The Complete Peanuts is an ambitious project: starting with his very first strips in 1950, the plan is to reissue the entire body of Charles Schulz iconic strip over a 12-year period, with a new book every six months covering two years worth of strips.
It goes without saying that the books themselves are beautiful: hardbound, lavishly illustrated, with interesting tidbits and interviews with current pop culture figures. They are obviously designed to look good sitting on your shelf. But that’s not what makes them so great. What makes them so great is watching the evolution of something that fully permeated our culture.
The series started a couple of years ago, and the most recent volume covers 1959-1960, and so far, it’s been a bit of a revelation, even for someone like me, who read many of these in various compilations as I was growing up. Those compilations were usually “greatest hits,” and, of course, I was reading them in a world where Peanuts was at the very height of its cultural relevance. To me, Woodstock was a bird before it was a concert.
Fast-forward a few decades, and reading the strips from the very beginning, and I see something totally different: those early strips were pretty weird.
Think about it: these preternaturally smart little kids, running around in an adultless world (in the midst of a decade famous for the cultural superiority of the nuclear family), with most of the characters full of melancholia and self-doubt. Lucy is the “villan” of the strip not because she is in any way evil, but because she’s the most self-assured.
And it’s fun to watch how the characters evolve over that decade: Schroeder, Linus and Sally all start as babies; Snoopy as a puppy and isn’t necessarily anybody’s dog; Shermy, Violet and Patty are still major characters. However, Schulz soon figured out what he was good at, and by 1960, most of the character traits that sustained Schulz for the rest of his life have been established: Charlie Brown’s continual failures; Linus’ need for his blanket; Snoopy’s imagination; Schroeder’s fixation on Beethoven.

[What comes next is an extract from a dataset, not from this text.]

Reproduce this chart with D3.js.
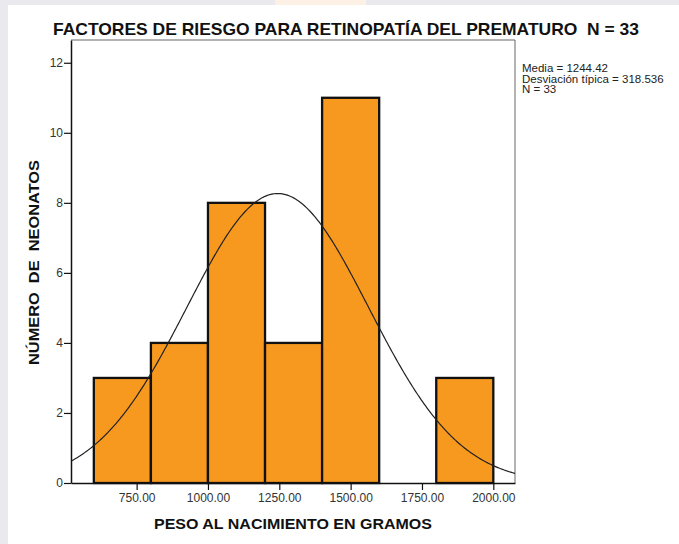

You know the drill, even if you disdain it. And if you disdain it, you’ve probably never read these early strips. I personally plan on buying the next 10 or so, which will take the series into the 1980s, where it became painfully obvious even to me that Schulz was pretty much recycling gags — formally introduced by, um, the character of “Rerun.”
By that time, of course, the Peanuts characters had pretty much made appearances on every conceivable product, and Schulz was just doing it because he didn’t know how to stop.
Quite literally: he died the day before his last published strip, a fitting end to a man who poured his life into a half-century of work.